Lilly Tech Systems
Intermediate
Failure Prediction
Build machine learning models that predict device failures, link degradation, and service outages hours or days before they occur.
Problem Formulation
Failure prediction can be framed as several ML problems:
- Binary classification: Will this device fail within the next N hours? (yes/no)
- Time-to-event (survival analysis): How long until this device is likely to fail?
- Regression: What is the predicted remaining useful life (RUL) of this component?
- Anomaly detection: Is this device exhibiting pre-failure behavior patterns?
Feature Engineering
Key features for failure prediction models:
| Category | Features | Signal |
|---|---|---|
| Device age | Uptime, installation date, firmware version | Older devices fail more often |
| Error trends | CRC errors, memory errors, log error rate | Increasing errors precede failures |
| Environmental | Temperature, fan speed, power draw | Overheating causes component failure |
| Utilization | CPU, memory, bandwidth usage patterns | Sustained high utilization accelerates wear |
| Historical | Past failures, maintenance events, peer failures | Prior issues predict future problems |
Class imbalance: Failures are rare events compared to normal operation.
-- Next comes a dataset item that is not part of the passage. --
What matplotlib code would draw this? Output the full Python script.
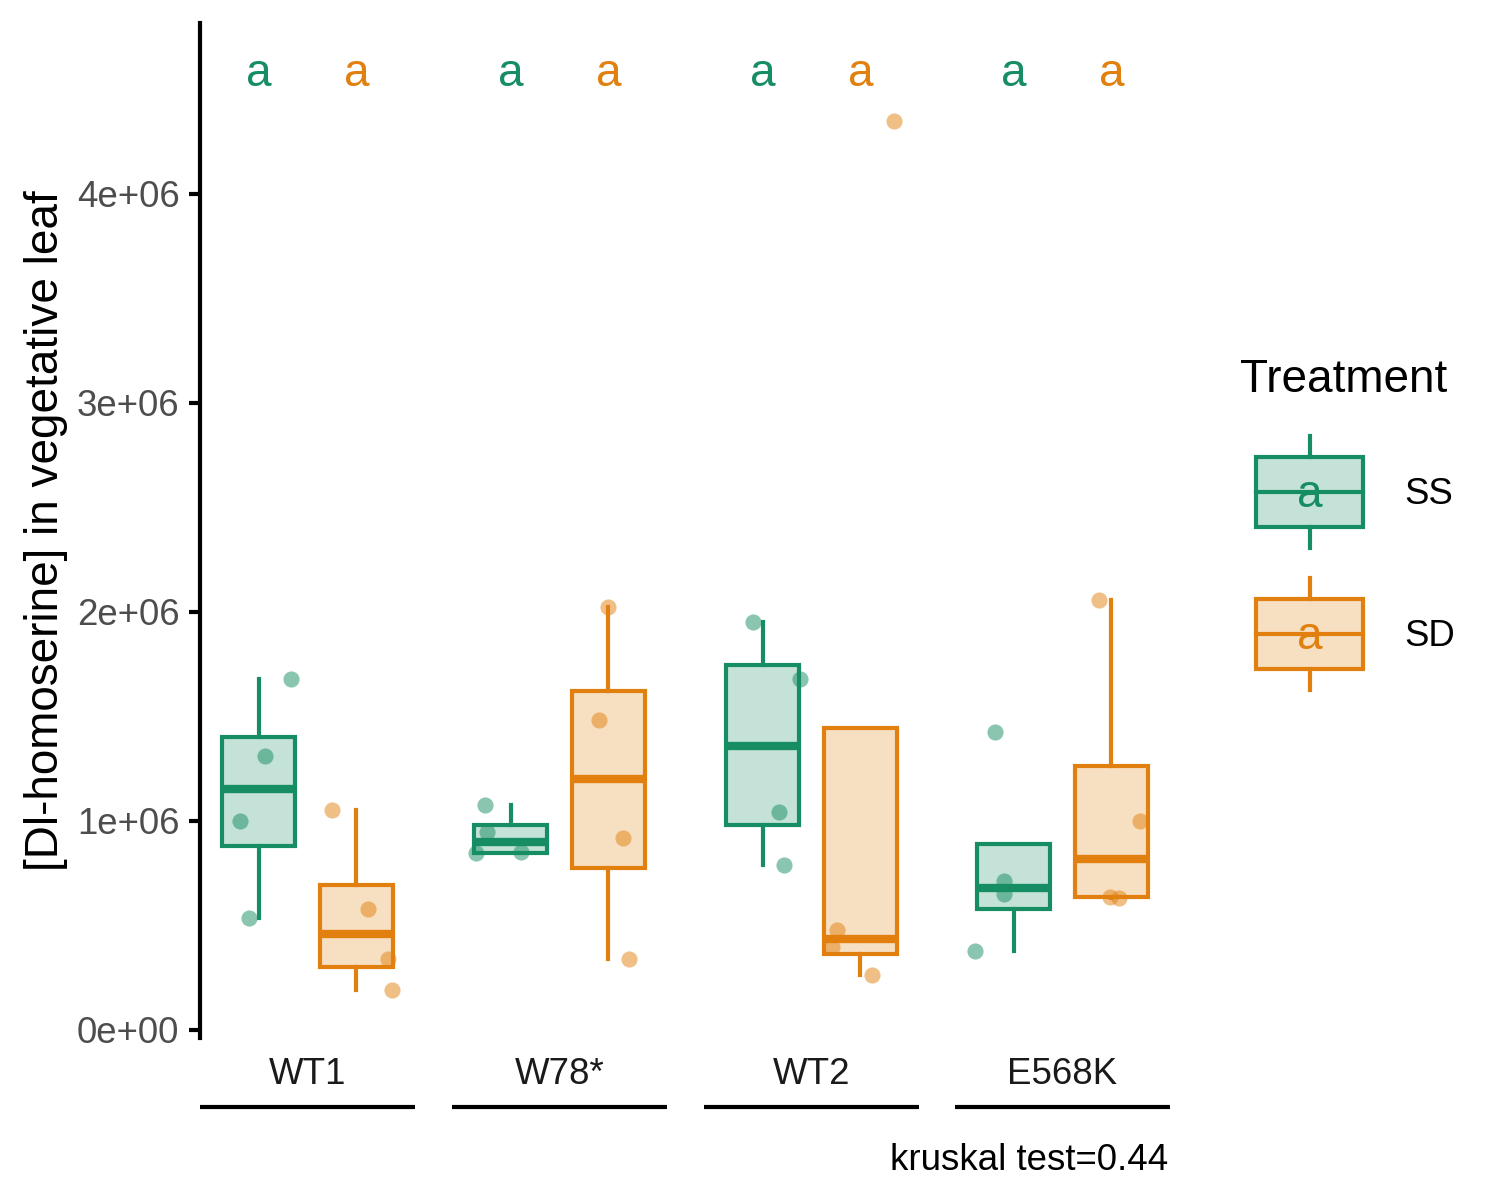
import numpy as np
import matplotlib
matplotlib.use("Agg")
import matplotlib.pyplot as plt
from matplotlib.patches import Rectangle
from matplotlib.colors import to_rgba

plt.rcParams['font.family'] = ['Liberation Sans', 'DejaVu Sans']

# data (values in units of 1e6)
genotypes = ["WT1", "W78*", "WT2", "E568K"]
treatments = ["SS", "SD"]
ss_values = [
    [1.678, 1.308, 0.996, 0.533],
    [1.075, 0.944, 0.843, 0.848],
    [1.953, 1.678, 1.040, 0.790],
    [1.424, 0.711, 0.647, 0.374],
]
sd_values = [
    [1.051, 0.575, 0.337, 0.187],
    [2.023, 1.484, 0.915, 0.340],
    [0.476, 0.393, 0.259, 4.350],
    [2.057, 0.996, 0.634, 0.631],
]
# horizontal jitter of each point (category units)
ss_jitter = [
    [0.33, 0.06, -0.19, -0.10],
    [-0.26, -0.24, -0.35, 0.11],
    [-0.10, 0.38, 0.17, 0.22],
    [-0.19, -0.10, -0.10, -0.40],
]
sd_jitter = [
    [-0.25, 0.12, 0.32, 0.36],
    [0.00, -0.10, 0.15, 0.21],
    [-0.24, -0.29, 0.12, 0.34],
    [-0.13, 0.29, -0.01, 0.08],
]
letters_ss = ["a", "a", "a", "a"]
letters_sd = ["a", "a", "a", "a"]
letter_y = 4.575
caption = "kruskal test=0.44"
ylabel = "[Dl-homoserine] in vegetative leaf"

green = "#168D62"
orange = "#E1800E"
colors = [green, orange]

W, H = 1500, 1200
fig = plt.figure(figsize=(5, 4), dpi=300)

panel_left = [200, 452, 704, 955]
panel_w = 215
ytop, ybot = 23, 1037.7
ylim = (-0.039, 4.818)

for i, g in enumerate(genotypes):
    ax = fig.add_axes([panel_left[i] / W, 1 - ybot / H, panel_w / W, (ybot - ytop) / H])
    ax.patch.set_alpha(0)

    groups = [ss_values[i], sd_values[i]]
    jits = [ss_jitter[i], sd_jitter[i]]
    lets = [letters_ss[i], letters_sd[i]]
    for k in range(2):
        c = colors[k]
        ax.boxplot([groups[k]], positions=[k + 1], widths=0.75, patch_artist=True,
                   showfliers=False, showcaps=False, whis=1.5,
                   boxprops=dict(facecolor=to_rgba(c, 0.25), edgecolor=c, linewidth=1.0),
                   medianprops=dict(color=c, linewidth=2.0, solid_capstyle="butt"),
                   whiskerprops=dict(color=c, linewidth=1.0))
        xs = np.array(jits[k]) + k + 1
        ax.scatter(xs, groups[k], s=15, color=c, alpha=0.5, linewidths=0, zorder=5)
        ax.text(k + 1, letter_y, lets[k], color=c, fontsize=11, ha="center", va="center")

    ax.set_xlim(0.4, 2.6)
    ax.set_ylim(*ylim)
    for s in ["top", "right", "bottom"]:
        ax.spines[s].set_visible(False)
    ax.set_xticks([])
    if i == 0:
        ax.spines["left"].set_linewidth(1.0)
        ax.set_yticks([0, 1, 2, 3, 4])
        ax.set_yticklabels(["0e+00", "1e+06", "2e+06", "3e+06", "4e+06"])
        ax.tick_params(axis="y", length=2.75, width=1.0, pad=2.2,
                       labelsize=8.8, labelcolor="#4D4D4D")
        ax.set_ylabel(ylabel, fontsize=11, labelpad=2)
    else:
        ax.spines["left"].set_visible(False)
        ax.set_yticks([])

# overlay for strip labels, underlines, legend and caption
ov = fig.add_axes([0, 0, 1, 1])
ov.set_xlim(0, W)
ov.set_ylim(H, 0)
ov.axis("off")
ov.patch.set_alpha(0)

for i, g in enumerate(genotypes):
    x0 = panel_left[i]
    ov.text(x0 + panel_w / 2, 1075, g, fontsize=8.8, color="#1A1A1A", ha="center", va="center")
    ov.plot([x0, x0 + panel_w], [1107, 1107], color="black", lw=1.0, solid_capstyle="butt")

ov.text(1168, 1160, caption, fontsize=8.8, ha="right", va="center")

# legend
ov.text(1240, 380, "Treatment", fontsize=11, ha="left", va="center")
key_y = [492, 634]
for k, t in enumerate(treatments):
    c = colors[k]
    yc = key_y[k]
    ov.add_patch(Rectangle((1256, yc - 35), 107, 70, facecolor=to_rgba(c, 0.25),
                           edgecolor=c, linewidth=1.0))
    ov.plot([1256, 1363], [yc, yc], color=c, lw=1.0)
    ov.plot([1310, 1310], [yc - 56, yc - 35], color=c, lw=1.0)
    ov.plot([1310, 1310], [yc + 35, yc + 56], color=c, lw=1.0)
    ov.text(1310, yc + 3, "a", color=c, fontsize=11, ha="center", va="center")
    ov.text(1404, yc + 2, t, fontsize=8.8, ha="left", va="center")

fig.savefig("out.png", dpi=300)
Use techniques like SMOTE, class weighting, or focal loss to handle the severe class imbalance typical in failure prediction datasets.
Model Selection
- Random Forest / XGBoost: Excellent for tabular device telemetry data with strong interpretability
- LSTM networks: Capture temporal patterns in time-series metrics leading up to failures
- Survival models (Cox, DeepSurv): Naturally handle censored data (devices still running)
- Ensemble methods: Combine multiple models for robust predictions across failure types
Evaluation Metrics
- Precision: When we predict failure, how often are we right? (avoid unnecessary maintenance)
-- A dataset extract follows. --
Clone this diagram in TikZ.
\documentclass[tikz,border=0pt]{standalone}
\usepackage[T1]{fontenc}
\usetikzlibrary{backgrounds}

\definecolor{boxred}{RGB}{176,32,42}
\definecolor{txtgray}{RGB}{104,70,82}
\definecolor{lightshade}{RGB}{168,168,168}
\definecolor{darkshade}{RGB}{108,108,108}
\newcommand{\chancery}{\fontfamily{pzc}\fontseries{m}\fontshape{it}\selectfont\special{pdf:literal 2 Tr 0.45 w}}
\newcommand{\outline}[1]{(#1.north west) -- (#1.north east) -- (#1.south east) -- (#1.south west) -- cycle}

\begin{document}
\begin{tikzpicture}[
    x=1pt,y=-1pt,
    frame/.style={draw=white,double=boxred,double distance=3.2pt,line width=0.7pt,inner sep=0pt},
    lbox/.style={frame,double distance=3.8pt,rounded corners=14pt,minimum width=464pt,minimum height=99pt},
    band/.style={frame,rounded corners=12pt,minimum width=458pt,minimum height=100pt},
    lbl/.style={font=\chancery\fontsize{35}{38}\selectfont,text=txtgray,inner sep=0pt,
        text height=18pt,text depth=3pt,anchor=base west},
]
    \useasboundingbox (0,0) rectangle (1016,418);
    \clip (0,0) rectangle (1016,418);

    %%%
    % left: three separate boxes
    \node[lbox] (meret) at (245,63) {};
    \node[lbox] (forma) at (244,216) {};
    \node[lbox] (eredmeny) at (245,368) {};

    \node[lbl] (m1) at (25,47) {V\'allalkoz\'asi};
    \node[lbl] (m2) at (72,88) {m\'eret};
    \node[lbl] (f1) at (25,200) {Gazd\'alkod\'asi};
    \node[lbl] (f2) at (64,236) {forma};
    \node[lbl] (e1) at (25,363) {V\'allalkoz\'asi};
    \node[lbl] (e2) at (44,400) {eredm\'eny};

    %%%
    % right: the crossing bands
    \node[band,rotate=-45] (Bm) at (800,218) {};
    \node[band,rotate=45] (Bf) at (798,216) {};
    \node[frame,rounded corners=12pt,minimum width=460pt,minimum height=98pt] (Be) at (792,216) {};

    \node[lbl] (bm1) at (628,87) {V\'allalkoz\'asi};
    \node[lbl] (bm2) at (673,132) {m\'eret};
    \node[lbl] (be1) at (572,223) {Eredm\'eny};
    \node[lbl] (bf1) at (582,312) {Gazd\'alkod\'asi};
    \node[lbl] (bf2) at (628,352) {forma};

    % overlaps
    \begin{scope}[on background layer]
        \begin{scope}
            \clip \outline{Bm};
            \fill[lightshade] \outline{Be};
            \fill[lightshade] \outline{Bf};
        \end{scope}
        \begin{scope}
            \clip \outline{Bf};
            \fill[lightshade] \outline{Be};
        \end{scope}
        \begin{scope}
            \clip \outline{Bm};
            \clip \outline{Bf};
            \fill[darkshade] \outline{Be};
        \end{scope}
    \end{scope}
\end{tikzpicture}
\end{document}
- Recall: Of all actual failures, how many did we predict? (avoid missed failures)
- Lead time: How far in advance can we predict failures? (enough time to act)
- False positive rate: How often do we cry wolf? (maintain operator trust)
Start here: Use XGBoost with a 24-hour prediction horizon. Engineer features from rolling windows of device metrics (mean, max, trend over last 1h, 6h, 24h). This simple approach often achieves 80%+ recall with acceptable false positive rates.